After an unhappy second marriage, to the actor Rik Van Nutter, which lasted from 1963 to 1975, Ekberg drank heavily and gradually gained a great deal of weight. She lived alone in a grand villa in the country near Rome, guarded by two Dobermans. After a fire and a break-in at her house, she moved into a care home and in 2011 sought financial assistance from the Fellini Foundation.

When invited to celebrate the 40th anniversary of La Dolce Vita she declined, but in 2009 agreed to appear in a BBC documentary. Previously, Fellini visited her in his film Intervista (Interview, 1987), in which there is a moving reunion between Mastroianni and Ekberg, who nostalgically watch their key scene from La Dolce Vita together.

John Francis Lane writes: When Federico Fellini asked me to play one of the reporters milling around at the news conference of the movie star played by Anita Ekberg in La Dolce Vita, I suspected he only vaguely remembered what I'd told him of my experience as a real reporter at her wedding to Anthony Steel.

At the time of the wedding, I was Rome stringer for the British newspaper the News Chronicle. It could not afford to send its showbiz columnist to Florence so I went instead. The wedding, at the Palazzo Vecchio, was attended by 50 members of the press. When we got back to the hotel, the luminaries rushed to their rooms to write their gilded prose, while I, knowing how unreliable the Italian phones were, thought it a good idea to ask the telephonist if there were problems getting through to London. She offered me a line immediately.

What to do? I took a chance. Laboriously I started adlibbing the article, following my first instinct which had been to send it all up. I had only the pay-off in my head: "The next morning they will be back on the real film set." I came out of the booth sweating and trembling, and, as I stumbled towards the bar, who should suddenly appear but Ekberg, still in that fabulous white dress with one bare shoulder that I had just ridiculed. Seeing me, the only one of her "wedding guests" around, she beckoned me to join her for a glass of champagne.

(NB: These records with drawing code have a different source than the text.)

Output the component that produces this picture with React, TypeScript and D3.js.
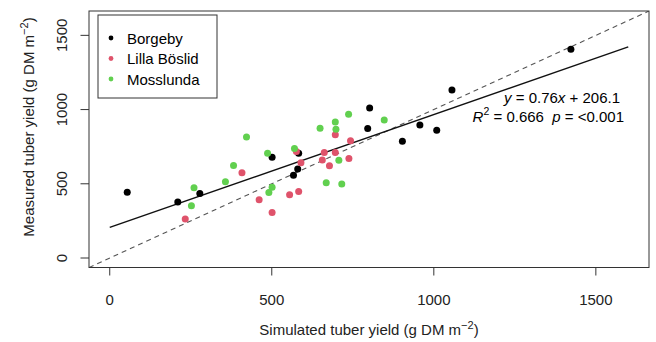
import React from "react";
import * as d3 from "d3";

const sites = ["Borgeby", "Lilla Böslid", "Mosslunda"];
const siteColors = ["#000000", "#DF536B", "#61D04F"];

const borgebySim = [54, 210, 278, 501, 583, 580, 567, 802, 796, 903, 957, 1009, 1056, 1423];
const borgebyMeas = [443, 378, 435, 678, 706, 599, 557, 1010, 872, 787, 896, 860, 1131, 1406];

const lillaSim = [233, 408, 461, 501, 555, 583, 576, 590, 662, 696, 656, 678, 696, 743, 738];
const lillaMeas = [263, 574, 393, 307, 426, 448, 718, 642, 710, 710, 661, 621, 830, 790, 671];

const mossSim = [260, 252, 357, 382, 422, 487, 501, 491, 570, 649, 696, 698, 737, 707, 668, 716, 847];
const mossMeas = [473, 352, 513, 623, 815, 706, 476, 442, 738, 874, 917, 867, 968, 658, 507, 499, 930];

const xTicks = [0, 500, 1000, 1500];
const yTicks = [0, 500, 1000, 1500];
const slope = 0.76;
const intercept = 206.1;
const fitRange = [0, 1600];
const axisDomain = [-64, 1664];

const W = 656;
const H = 342;
const L = 89, R = 649, T = 11, B = 267.5;
const FONT = "Liberation Sans, Arial, sans-serif";
const NB = "\u00A0";

export default function App() {
  const x = d3.scaleLinear().domain(axisDomain).range([L, R]);
  const y = d3.scaleLinear().domain(axisDomain).range([B, T]);

  const series = [
    { sim: borgebySim, meas: borgebyMeas, color: siteColors[0] },
    { sim: lillaSim, meas: lillaMeas, color: siteColors[1] },
    { sim: mossSim, meas: mossMeas, color: siteColors[2] },
  ];

  const fitLine = d3.line<number>().x((v) => x(v)).y((v) => y(slope * v + intercept));
  const oneToOne = d3.line<number>().x((v) => x(v)).y((v) => y(v));

  return (
    <svg
      width={W}
      height={H}
      style={{ position: "absolute", left: 0, top: 0, background: "#fff" }}
      fontFamily={FONT}
    >
      <defs>
        <clipPath id="plotclip">
          <rect x={L} y={T} width={R - L} height={B - T} />
        </clipPath>
      </defs>
      <rect x={0} y={0} width={W} height={H} fill="#fff" />

      {/* 1:1 dashed line */}
      <path
        d={oneToOne(axisDomain) || ""}
        stroke="#555"
        strokeWidth={1.1}
        strokeDasharray="5,4"
        fill="none"
        clipPath="url(#plotclip)"
      />
      {/* regression line */}
      <path d={fitLine(fitRange) || ""} stroke="#111" strokeWidth={1.5} fill="none" />

      {/* points */}
      {series.map((s, si) =>
        s.sim.map((v, i) => (
          <circle key={`${si}-${i}`} cx={x(v)} cy={y(s.meas[i])} r={3.5} fill={s.color} />
        ))
      )}

      {/* box */}
      <rect x={L} y={T} width={R - L} height={B - T} fill="none" stroke="#333" strokeWidth={1} />

      {/* x axis ticks */}
      {xTicks.map((t) => (
        <g key={`xt${t}`}>
          <line x1={x(t)} x2={x(t)} y1={B} y2={B + 8} stroke="#333" strokeWidth={1} />
          <text x={x(t)} y={305} fontSize={15} textAnchor="middle" fill="#222">
            {t}
          </text>
        </g>
      ))}
      {/* y axis ticks */}
      {yTicks.map((t) => (
        <g key={`yt${t}`}>
          <line x1={L} x2={L - 8.5} y1={y(t)} y2={y(t)} stroke="#333" strokeWidth={1} />
          <text
            transform={`translate(66.5,${y(t)}) rotate(-90)`}
            fontSize={15}
            textAnchor="middle"
            fill="#222"
          >
            {t}
          </text>
        </g>
      ))}

      {/* axis titles */}
      <text x={369} y={335} fontSize={15} textAnchor="middle" fill="#222">
        Simulated tuber yield (g DM m
        <tspan fontSize={11} dy={-6}>−2</tspan>
        <tspan dy={6}>)</tspan>
      </text>
      <text transform={`translate(33.5,127) rotate(-90)`} fontSize={15} textAnchor="middle" fill="#222">
        Measured tuber yield (g DM m
        <tspan fontSize={11} dy={-6}>−2</tspan>
        <tspan dy={6}>)</tspan>
      </text>

      {/* legend */}
      <rect x={98} y={15} width={119} height={83} fill="#fff" stroke="#333" strokeWidth={1} />
      {sites.map((name, i) => (
        <g key={name}>
          <circle cx={111} cy={38 + i * 20.5} r={2.4} fill={siteColors[i]} />
          <text x={127} y={43.5 + i * 20.5} fontSize={15} fill="#000">
            {name}
          </text>
        </g>
      ))}

      {/* annotation */}
      <text x={620} y={103} fontSize={15} textAnchor="end" fill="#000">
        <tspan fontStyle="italic">y</tspan>
        <tspan>{`${NB}=${NB}0.76`}</tspan>
        <tspan fontStyle="italic">x</tspan>
        <tspan>{`${NB}+${NB}206.1`}</tspan>
      </text>
      <text x={624} y={121.5} fontSize={15} textAnchor="end" fill="#000">
        <tspan fontStyle="italic">R</tspan>
        <tspan fontSize={10.5} dy={-7}>2</tspan>
        <tspan dy={7}>{`${NB}=${NB}0.666${NB}${NB}`}</tspan>
        <tspan fontStyle="italic">p</tspan>
        <tspan>{`${NB}=${NB}<0.001`}</tspan>
      </text>
    </svg>
  );
}
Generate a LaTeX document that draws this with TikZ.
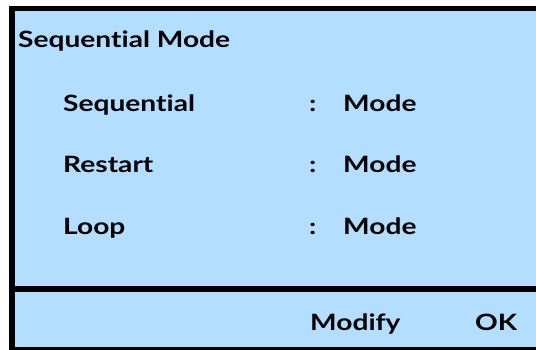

What had I done? I had dared to make fun of a goddess. It was the end of my hopes of becoming a foreign correspondent. I sipped my champagne and gulped desperately as I saw my illustrious colleagues fighting to get a line to London for what would certainly be their rapturous accounts of the fairytale we had been privileged to witness.

When I next saw Ekberg, on the set of La Dolce Vita, she was more concerned that Fellini might be sending her up. Of course he was, yet I heard him console her affectionately: "But Anitona, how could I? You are meant to be Ava Gardner!" Her marriage was brief, but thanks to Fellini, the Nordic goddess became immortal.